Athens, 7 October 2024 — Dio Horia gallery is excited to announce Katelyn Ledford’s solo exhibition Tired Illusions in Athens. The exhibition Tired Illusions includes paintings and three-dimensional works from the artist’s series that explore the constantly shifting complexities of interpersonal relationships. This is the artist’s first solo exhibition in Greece and the culmination of her three-week long residency at Dio Horia in September 2024. The exhibition opens on October 16 at 19:00, in the presence of the artist.
Since 2020, American artist Katelyn Ledford has worked on a series of allegorical portraits that use trompe-l’oeil and photorealism to address the performative aspect of social exchanges within the art world. She conveys these entanglements through the lens of a woman and visual artist. Specifically, Ledford aims to address authenticity and truthfulness between herself and her viewer and uses various art historical tropes towards this goal. Though not directly political, Ledford’s work is also a reaction to the current political and economic climate around the world.

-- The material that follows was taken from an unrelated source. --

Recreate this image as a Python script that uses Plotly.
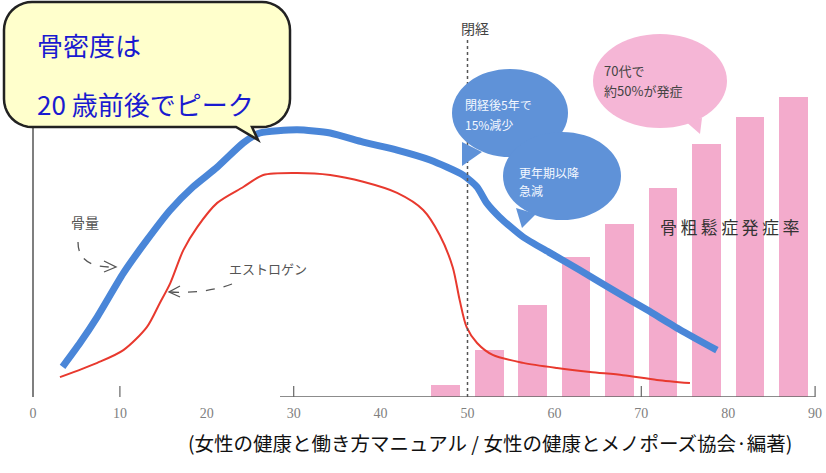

Ledford’s technique deconstructs the concept of art historical portraiture by allowing objects, and not figures, to tell the narrative of the subject. She starts by collecting symbolically charged objects in her studio and either staging them as still lifes or using them herself as performance props. It’s an intimate process of exploring the objects and symbols that are significant to the subject of the painting. The process is a kind of mysticism as she unearths the hidden meanings of these objects and collages them to create a portrait that tells the subject’s unique story. These elements take form in a range from the reverse of the painting object, to ambiguous female faces, to various cheap tapes. She desires for these intricate still-lifes to catch the viewer’s attention and make them experience the final works as conceptual and formal elements that describe the subjects’ and the viewer’s agencies. Ledford’s practice is commenting on the universal artistic experiences of genre, trauma, hope, and celebration while depicting the society of spectacle that often connects them.
In Katelyn Ledford’s exhibition Tired Illusions, clowns, gloves, candles, bubble wrap and text stand as mementos of drama that invite the viewer in to revel and analyze along with her. The choice of an earth toned color palette and the depiction of only the reverse of historical paintings (alas the hidden part of the canvas) opens a door to her audience to experience a secret dimension of the art world that is more honest. The good thing is, that the artist provides multiple sources of light within the artworks as tools to look closely, so that all may experience the true sentiments underneath the various tired illusions.